Ice shelves in the eastern Antarctic Peninsula may have been predisposed to collapse by hundreds years of thinning according to a study in Scientific Reports.
To investigate past drivers of ice mass loss and its effect on the present, William Dickens and colleagues constructed a 6,250 year record of glacial meltwater discharge by analysing oxygen variants (isotopes) in single-celled algae preserved within a marine sediment core from the northeastern tip of the Antarctic Peninsula.
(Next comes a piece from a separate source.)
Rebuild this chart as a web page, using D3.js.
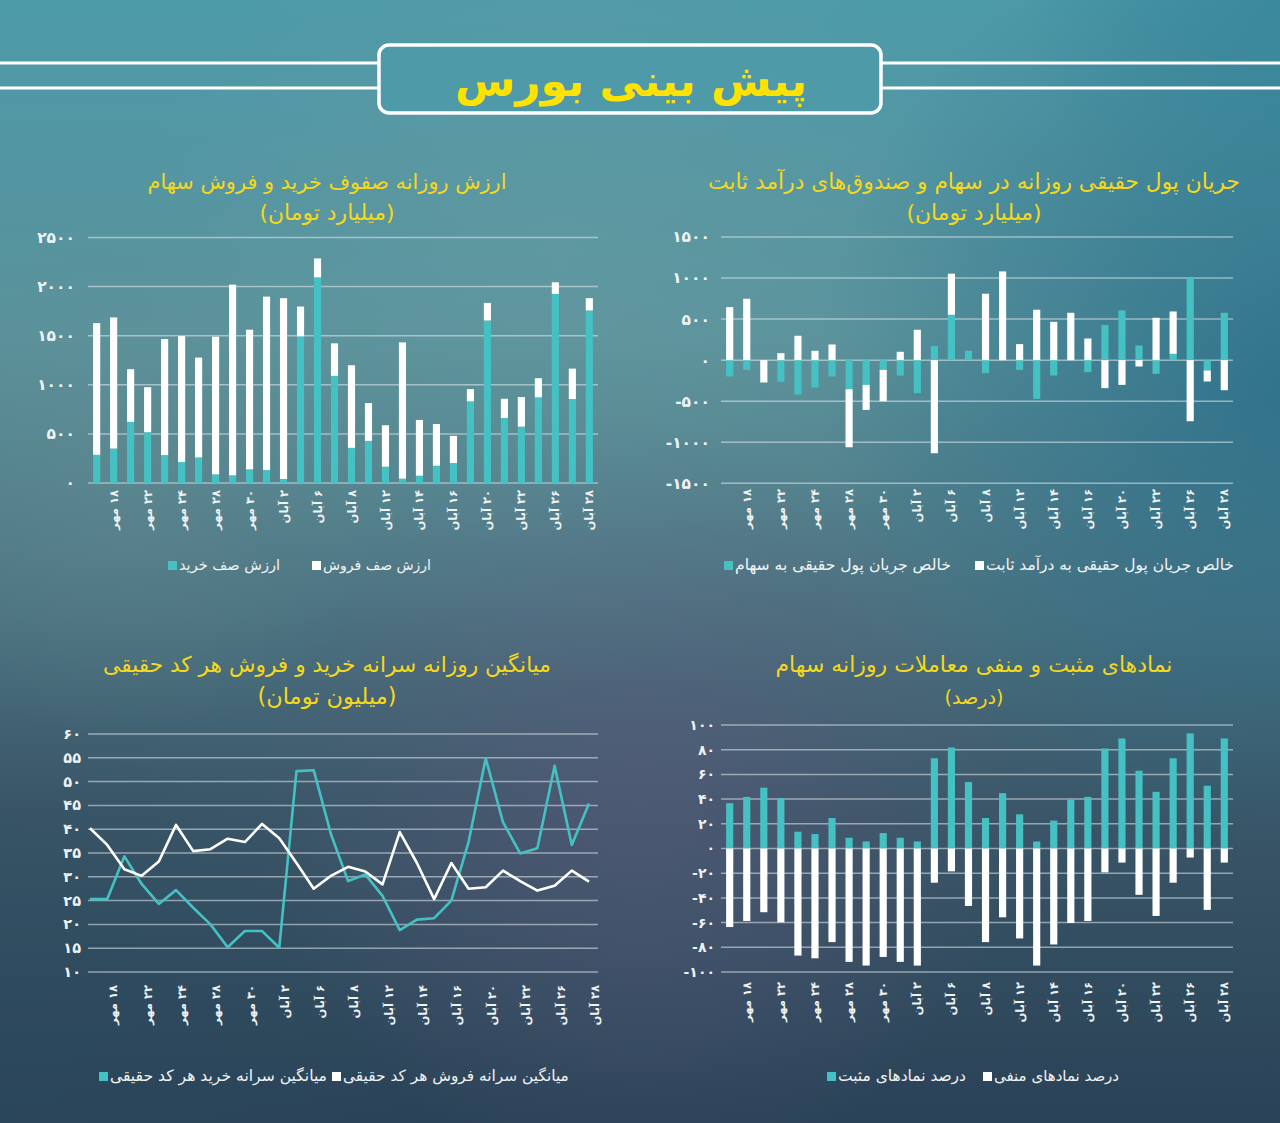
<!DOCTYPE html>
<html><head><meta charset="utf-8">
<script src="https://cdn.jsdelivr.net/npm/d3@7"></script>
<style>html,body{margin:0;padding:0;overflow:hidden;background:#3d7080}</style>
</head><body><svg id="c" width="1280" height="1123"></svg>
<script>
// ---------------- DATA ----------------
const dates = ["۱۷ مهر","۱۸ مهر","۱۹ مهر","۲۲ مهر","۲۳ مهر","۲۴ مهر","۲۵ مهر","۲۸ مهر","۲۹ مهر","۳۰ مهر",
  "۱ آبان","۲ آبان","۳ آبان","۶ آبان","۷ آبان","۸ آبان","۱۰ آبان","۱۲ آبان","۱۳ آبان","۱۴ آبان",
  "۱۵ آبان","۱۶ آبان","۱۷ آبان","۲۰ آبان","۲۱ آبان","۲۲ آبان","۲۴ آبان","۲۶ آبان","۲۷ آبان","۲۸ آبان"];
const shownDates = dates.filter((d, i) => i % 2 === 1);

// Chart 1: buy / sell queue value (billion toman)
const queueBuy  = [287,351,622,517,284,213,260,88,78,139,132,41,1493,2094,1091,358,429,166,44,74,176,203,831,1655,662,574,872,1926,855,1757];
const queueSell = [1341,1335,537,459,1182,1283,1017,1402,1942,1422,1766,1841,304,193,331,841,385,422,1388,568,425,277,125,179,196,301,195,118,310,125];
const queueTicks = [0,500,1000,1500,2000,2500];

// Chart 2: real money flow (billion toman)
const flowStock = [-199,-118,0,-264,-419,-333,-199,-354,-301,-118,-187,-402,171,553,114,-159,0,-118,-472,-187,0,-146,427,606,179,-167,77,1000,-126,577];
const flowFixed = [646,748,-272,85,297,114,191,-707,-305,-382,102,370,-1134,500,0,809,1081,195,614,467,577,264,-341,-301,-77,516,516,-744,-134,-366];
const flowTicks = [-1500,-1000,-500,0,500,1000,1500];

// Chart 3: per-capita buy / sell (million toman)
const perCapitaBuy  = [25.3,25.3,34.3,28.5,24.3,27.2,23.5,20,15.2,18.6,18.6,15.1,52.2,52.4,39,29.1,30.5,26,18.8,21,21.3,25,37.3,54.9,41.5,34.9,36,53.3,36.7,45.4];
const perCapitaSell = [40.2,36.7,31.6,30.2,33.2,40.9,35.4,35.8,38,37.3,41.1,38.1,32.9,27.5,30.2,32.1,31.1,28.4,39.4,32.9,25.3,32.9,27.5,27.8,31.3,29.1,27.1,28.1,31.3,29];
const perCapitaTicks = [10,15,20,25,30,35,40,45,50,55,60];

// Chart 4: positive / negative symbols (%)
const positivePct = [36.7,41.8,49.2,40.8,13.6,11.7,24.7,8.7,5.7,12.5,8.7,5.7,73.1,81.8,53.8,24.7,44.8,27.7,5.7,22.6,39.7,41.8,81,89.1,63,45.9,73.1,93.2,50.8,89.1];
const negativePct = [-63.6,-58.7,-51.6,-59.8,-86.7,-88.9,-75.8,-91.8,-94.8,-87.8,-91.8,-94.8,-27.7,-18.5,-46.5,-75.8,-55.7,-72.8,-94.8,-77.7,-60.3,-58.7,-19.3,-11.4,-37.5,-54.6,-27.7,-7.3,-49.7,-11.4];
const pctTicks = [-100,-80,-60,-40,-20,0,20,40,60,80,100];

const headerTitle = "پیش بینی بورس";
const titles = [
  ["ارزش روزانه صفوف خرید و فروش سهام", "(میلیارد تومان)"],
  ["جریان پول حقیقی روزانه در سهام و صندوق‌های درآمد ثابت", "(میلیارد تومان)"],
  ["میانگین روزانه سرانه خرید و فروش هر کد حقیقی", "(میلیون تومان)"],
  ["نمادهای مثبت و منفی معاملات روزانه سهام", "(درصد)"]
];
const legends = [
  ["ارزش صف خرید", "ارزش صف فروش"],
  ["خالص جریان پول حقیقی به سهام", "خالص جریان پول حقیقی به درآمد ثابت"],
  ["میانگین سرانه خرید هر کد حقیقی", "میانگین سرانه فروش هر کد حقیقی"],
  ["درصد نمادهای مثبت", "درصد نمادهای منفی"]
];

// ---------------- STYLE ----------------
const TEAL = "#45c1c3", WHITE = "#ffffff", YELLOW = "#f4d81c";
const FONT = "'DejaVu Sans', sans-serif";
const GRID = "rgba(225,235,238,0.55)";
const fa = v => String(v).replace(/\d/g, d => "۰۱۲۳۴۵۶۷۸۹"[d]);

const svg = d3.select("#c");
const defs = svg.append("defs");

// background
const lg = defs.append("linearGradient").attr("id","bg").attr("x1",0).attr("y1",0).attr("x2",0).attr("y2",1);
[[0,"#4d9aa9"],[0.3,"#5a929b"],[0.55,"#4b7280"],[0.72,"#3a5668"],[1,"#2a4257"]]
  .forEach(([o,c]) => lg.append("stop").attr("offset",o).attr("stop-color",c));
svg.append("rect").attr("width",1280).attr("height",1123).attr("fill","url(#bg)");
function radial(id, cx, cy, r, color, op) {
  const g = defs.append("radialGradient").attr("id",id).attr("gradientUnits","userSpaceOnUse")
    .attr("cx",cx).attr("cy",cy).attr("r",r);
  g.append("stop").attr("offset",0).attr("stop-color",color).attr("stop-opacity",op);
  g.append("stop").attr("offset",1).attr("stop-color",color).attr("stop-opacity",0);
  svg.append("rect").attr("width",1280).attr("height",1123).attr("fill",`url(#${id})`);
}
radial("r1", 1300, 380, 480, "#236a88", 0.75);
radial("r2", 640, 800, 380, "#5d5b7c", 0.55);
radial("r3", 560, 260, 420, "#6e9ea4", 0.35);
radial("r4", 1280, 0, 260, "#2f7f95", 0.5);
radial("r5", 0, 1123, 420, "#2a4a5e", 0.5);
radial("r6", 130, 480, 260, "#6a8f92", 0.35);

// header
[63, 88].forEach(y => {
  svg.append("line").attr("x1",0).attr("x2",379).attr("y1",y).attr("y2",y).attr("stroke","#fff").attr("stroke-width",3);
  svg.append("line").attr("x1",881).attr("x2",1280).attr("y1",y).attr("y2",y).attr("stroke","#fff").attr("stroke-width",3);
});
svg.append("rect").attr("x",379).attr("y",45).attr("width",502).attr("height",68).attr("rx",10)
  .attr("fill","#4f9aa8").attr("stroke","#fff").attr("stroke-width",3.5);
const ht = svg.append("text").attr("x",631).attr("y",96).attr("text-anchor","middle")
  .attr("font-family",FONT).attr("font-weight","bold").attr("font-size",40).attr("fill","#ffe200")
  .attr("direction","rtl").text(headerTitle);
fit(ht, 352);

function fit(sel, target) {
  const w = sel.node().getComputedTextLength();
  const fs = parseFloat(sel.attr("font-size"));
  sel.attr("font-size", (fs * target / w).toFixed(2));
}

function titleBlock(t, cx, y1, y2, w1, w2) {
  const a = svg.append("text").attr("x",cx).attr("y",y1).attr("text-anchor","middle").attr("direction","rtl")
    .attr("font-family",FONT).attr("font-size",18).attr("fill",YELLOW).text(t[0]);
  fit(a, w1);
  const b = svg.append("text").attr("x",cx).attr("y",y2).attr("text-anchor","middle").attr("direction","rtl")
    .attr("font-family",FONT).attr("font-size",18).attr("fill",YELLOW).text(t[1]);
  fit(b, w2);
}

function legend(items, colors, xs, y, widths) {
  items.forEach((txt, i) => {
    svg.append("rect").attr("x",xs[i]).attr("y",y-5).attr("width",9).attr("height",9).attr("fill",colors[i]);
    const t = svg.append("text").attr("x",xs[i]+11).attr("y",y+4).attr("font-family",FONT).attr("font-size",14)
      .attr("fill","#f2f5f6").text("\u2067" + txt + "\u2069");
    fit(t, widths[i]);
  });
}

function yAxis(g, y, ticks, x0, x1, labelX, fs) {
  g.append("g").selectAll("line").data(ticks).join("line")
    .attr("x1",x0).attr("x2",x1).attr("y1",d=>y(d)).attr("y2",d=>y(d))
    .attr("stroke",GRID).attr("stroke-width",1.5);
  g.append("g").selectAll("text").data(ticks).join("text")
    .attr("x",labelX).attr("y",d=>y(d)).attr("dy","0.35em").attr("text-anchor","end")
    .attr("font-family",FONT).attr("font-weight","bold").attr("font-size",fs).attr("fill","#eef3f4")
    .text(d => fa(d));
}

function xLabels(g, xpos, yTop) {
  g.append("g").selectAll("text").data(shownDates).join("text")
    .attr("transform", d => `translate(${xpos(d)},${yTop}) rotate(-90)`)
    .attr("text-anchor","end").attr("dy","0.35em")
    .attr("font-family",FONT).attr("font-weight","bold").attr("font-size",11.5).attr("fill","#eef3f4")
    .text(d => "\u2067" + d + "\u2069");
}

// ---------------- CHART 1 ----------------
{
  const g = svg.append("g");
  const x = d3.scaleBand().domain(dates).range([88, 598]).paddingInner(0.58).paddingOuter(0.3);
  const y = d3.scaleLinear().domain([0, 2500]).range([483, 237.5]);
  yAxis(g, y, queueTicks, 88, 598, 75, 15.5);
  const rows = dates.map((d, i) => ({date: d, buy: queueBuy[i], sell: queueSell[i]}));
  const st = d3.stack().keys(["buy","sell"])(rows);
  const col = {buy: TEAL, sell: WHITE};
  st.forEach(s => g.append("g").selectAll("rect").data(s).join("rect")
    .attr("x", d => x(d.data.date)).attr("width", x.bandwidth())
    .attr("y", d => y(d[1])).attr("height", d => y(d[0]) - y(d[1])).attr("fill", col[s.key]));
  xLabels(g, d => x(d) + x.bandwidth()/2, 490);
  titleBlock(titles[0], 327, 189, 220, 359, 135);
  legend(legends[0], [TEAL, WHITE], [168, 312], 566, [101, 108]);
}

// ---------------- CHART 2 ----------------
{
  const g = svg.append("g");
  const x = d3.scaleBand().domain(dates).range([721, 1233]).paddingInner(0.58).paddingOuter(0.3);
  const y = d3.scaleLinear().domain([-1500, 1500]).range([483.3, 237]);
  yAxis(g, y, flowTicks, 721, 1233, 710, 15.5);
  const rows = dates.map((d, i) => ({date: d, stock: flowStock[i], fixed: flowFixed[i]}));
  const st = d3.stack().keys(["stock","fixed"]).offset(d3.stackOffsetDiverging)(rows);
  const col = {stock: TEAL, fixed: WHITE};
  st.forEach(s => g.append("g").selectAll("rect").data(s).join("rect")
    .attr("x", d => x(d.data.date)).attr("width", x.bandwidth())
    .attr("y", d => y(Math.max(d[0], d[1]))).attr("height", d => Math.abs(y(d[0]) - y(d[1])))
    .attr("fill", col[s.key]));
  xLabels(g, d => x(d) + x.bandwidth()/2, 489);
  titleBlock(titles[1], 974, 189, 220, 532, 135);
  legend(legends[1], [TEAL, WHITE], [724, 975], 566, [216, 248]);
}

// ---------------- CHART 3 ----------------
{
  const g = svg.append("g");
  const x = d3.scalePoint().domain(dates).range([90, 589]);
  const y = d3.scaleLinear().domain([10, 60]).range([972, 734]);
  yAxis(g, y, perCapitaTicks, 88, 598, 81, 14.5);
  const line = d3.line().x((d, i) => x(dates[i])).y(d => y(d));
  g.append("path").datum(perCapitaBuy).attr("d", line).attr("fill","none").attr("stroke",TEAL).attr("stroke-width",2.6).attr("stroke-linejoin","round");
  g.append("path").datum(perCapitaSell).attr("d", line).attr("fill","none").attr("stroke",WHITE).attr("stroke-width",2.6).attr("stroke-linejoin","round");
  xLabels(g, d => x(d) + 6, 985);
  titleBlock(titles[2], 327, 672, 704, 448, 139);
  legend(legends[2], [TEAL, WHITE], [99, 332], 1077, [217, 226]);
}

// ---------------- CHART 4 ----------------
{
  const g = svg.append("g");
  const x = d3.scaleBand().domain(dates).range([721, 1233]).paddingInner(0.58).paddingOuter(0.3);
  const y = d3.scaleLinear().domain([-100, 100]).range([972, 725]);
  yAxis(g, y, pctTicks, 721, 1233, 715, 14);
  const rows = dates.map((d, i) => ({date: d, pos: positivePct[i], neg: negativePct[i]}));
  const st = d3.stack().keys(["pos","neg"]).offset(d3.stackOffsetDiverging)(rows);
  const col = {pos: TEAL, neg: WHITE};
  st.forEach(s => g.append("g").selectAll("rect").data(s).join("rect")
    .attr("x", d => x(d.data.date)).attr("width", x.bandwidth())
    .attr("y", d => y(Math.max(d[0], d[1]))).attr("height", d => Math.abs(y(d[0]) - y(d[1])))
    .attr("fill", col[s.key]));
  xLabels(g, d => x(d) + x.bandwidth()/2, 982);
  titleBlock(titles[3], 974, 672, 704, 397, 59);
  legend(legends[3], [TEAL, WHITE], [827, 983], 1077, [128, 125]);
}
</script></body></html>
Lower isotope values correspond to higher glacial discharge of fresh water.
The authors found that an increasing trend in glacial discharge occurred after the year 1400 reaching unprecedented levels after 1706. Another marked acceleration in glacial melting was observed after 1912. The findings suggest that ice shelves in this region have been thinning at an accelerating rate for approximately 300 years, which may predispose them to collapse as anthropogenic warming intensifies.
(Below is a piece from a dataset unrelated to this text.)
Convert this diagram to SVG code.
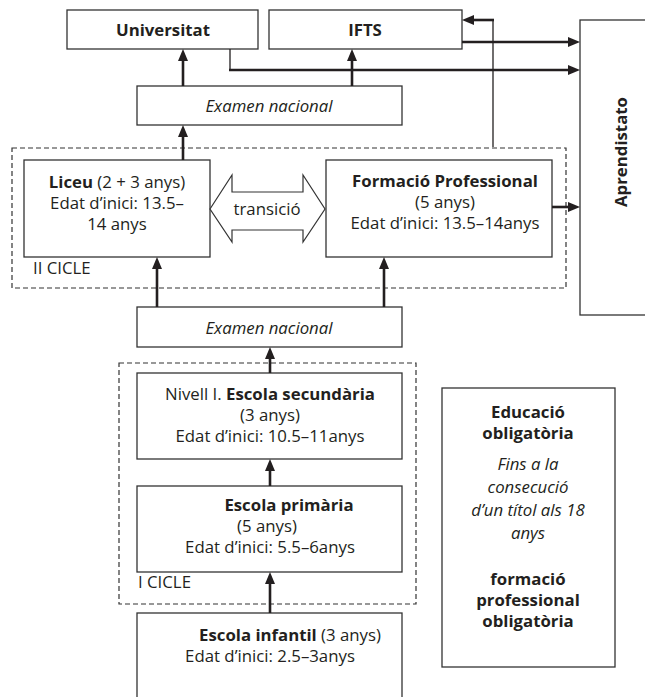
<svg xmlns="http://www.w3.org/2000/svg" width="645" height="697" viewBox="0 0 645 697">
<style>
.box{fill:#fff;stroke:#333;stroke-width:1.3}
.dash{fill:none;stroke:#333;stroke-width:1.2;stroke-dasharray:5 3}
.t{font-family:"Open Sans","Liberation Sans",sans-serif;font-size:16.8px;fill:#231f20}
.c{text-anchor:middle}
.b{font-weight:bold}
.i{font-style:italic}
.arr{fill:none;stroke:#231f20;stroke-width:2.6;marker-end:url(#ah)}
.thin{fill:none;stroke:#231f20;stroke-width:1.3}
</style>
<defs>
<marker id="ah" viewBox="0 0 12 10" refX="4" refY="5" markerWidth="12" markerHeight="10" markerUnits="userSpaceOnUse" orient="auto">
<path d="M0,0 L12,5 L0,10 z" fill="#231f20"/>
</marker>
</defs>
<rect width="645" height="697" fill="#fff"/>

<rect class="dash" x="12" y="148" width="554" height="140"/>
<rect class="dash" x="119" y="363" width="297" height="241"/>

<g id="universitat">
<rect class="box" x="67" y="10" width="191" height="39"/>
<text class="t c b" x="163" y="36">Universitat</text>
</g>
<g id="ifts">
<rect class="box" x="269" y="10" width="193" height="39"/>
<text class="t c b" x="365" y="36">IFTS</text>
</g>
<g id="examen1">
<rect class="box" x="137" y="86" width="265" height="39"/>
<text class="t c i" x="269" y="112">Examen nacional</text>
</g>
<g id="aprendistato">
<rect class="box" x="580" y="20" width="80" height="295"/>
<text class="t c b" transform="translate(627,152) rotate(-90)">Aprendistato</text>
</g>
<g id="liceu">
<rect class="box" x="24" y="160" width="186" height="97"/>
<text class="t c" x="117" y="188"><tspan class="b">Liceu</tspan> (2 + 3 anys)</text>
<text class="t c" x="117" y="209">Edat d’inici: 13.5–</text>
<text class="t c" x="117" y="230">14 anys</text>
</g>
<g id="transicio">
<polygon points="210,209 232,175 232,192 303,192 303,175 325,209 303,242 303,230 232,230 232,242" fill="#fff" stroke="#333" stroke-width="1.2"/>
<text class="t c" x="267" y="215">transició</text>
</g>
<g id="fp">
<rect class="box" x="326" y="160" width="226" height="97"/>
<text class="t c b" x="445" y="187">Formació Professional</text>
<text class="t c" x="445" y="208">(5 anys)</text>
<text class="t c" x="445" y="229">Edat d’inici: 13.5–14anys</text>
</g>
<text class="t" id="cicle2" x="33" y="274">II CICLE</text>
<g id="examen2">
<rect class="box" x="137" y="307" width="265" height="40"/>
<text class="t c i" x="269" y="334">Examen nacional</text>
</g>
<g id="secundaria">
<rect class="box" x="137" y="373" width="265" height="86"/>
<text class="t c" x="270" y="400">Nivell I. <tspan class="b">Escola secundària</tspan></text>
<text class="t c" x="270" y="421">(3 anys)</text>
<text class="t c" x="270" y="442">Edat d’inici: 10.5–11anys</text>
</g>
<g id="primaria">
<rect class="box" x="137" y="486" width="265" height="86"/>
<text class="t c b" x="289" y="511">Escola primària</text>
<text class="t c" x="267" y="532">(5 anys)</text>
<text class="t c" x="270" y="553">Edat d’inici: 5.5–6anys</text>
</g>
<text class="t" id="cicle1" x="138" y="588">I CICLE</text>
<g id="infantil">
<rect class="box" x="137" y="613" width="265" height="100"/>
<text class="t c" x="290" y="641"><tspan class="b">Escola infantil</tspan> (3 anys)</text>
<text class="t c" x="270" y="662">Edat d’inici: 2.5–3anys</text>
</g>
<g id="obligatoria">
<rect class="box" x="442" y="388" width="173" height="279"/>
<text class="t c b" x="528" y="418">Educació</text>
<text class="t c b" x="528" y="439">obligatòria</text>
<text class="t c i" x="528" y="470">Fins a la</text>
<text class="t c i" x="528" y="493">consecució</text>
<text class="t c i" x="528" y="516">d’un títol als 18</text>
<text class="t c i" x="528" y="539">anys</text>
<text class="t c b" x="528" y="585">formació</text>
<text class="t c b" x="528" y="606">professional</text>
<text class="t c b" x="528" y="627">obligatòria</text>
</g>

<g id="connectors">
<line class="arr" x1="183" y1="86" x2="183" y2="57"/>
<line class="arr" x1="352" y1="86" x2="352" y2="57"/>
<line class="arr" x1="183" y1="160" x2="183" y2="133"/>
<polyline class="thin" points="230,49 230,70 240,70"/>
<line class="arr" x1="229" y1="70" x2="572" y2="70"/>
<line class="arr" x1="462" y1="42" x2="572" y2="42"/>
<polyline class="thin" points="493,147 493,20"/>
<line class="arr" x1="494" y1="20" x2="470" y2="20"/>
<line class="arr" x1="552" y1="207" x2="572" y2="207"/>
<line class="arr" x1="157" y1="307" x2="157" y2="265"/>
<line class="arr" x1="384" y1="307" x2="384" y2="265"/>
<line class="arr" x1="270" y1="373" x2="270" y2="355"/>
<line class="arr" x1="270" y1="486" x2="270" y2="467"/>
<line class="arr" x1="270" y1="613" x2="270" y2="580"/>
</g>
</svg>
The authors suggest accelerated thinning was in part linked to shifts in the Southern Annular Mode that drove stronger westerly winds, atmospheric warming and ice shelf melting on the eastern Antarctic Peninsula, while also pulling warm water into the Weddell Gyre, potentially increasing melting on the undersides of ice shelves. Similar, more frequent shifts in the Southern Annular Mode observed more recently may reflect the dominant influence of greenhouse gas levels and ozone depletion and lead to accelerated ice mass loss in the future.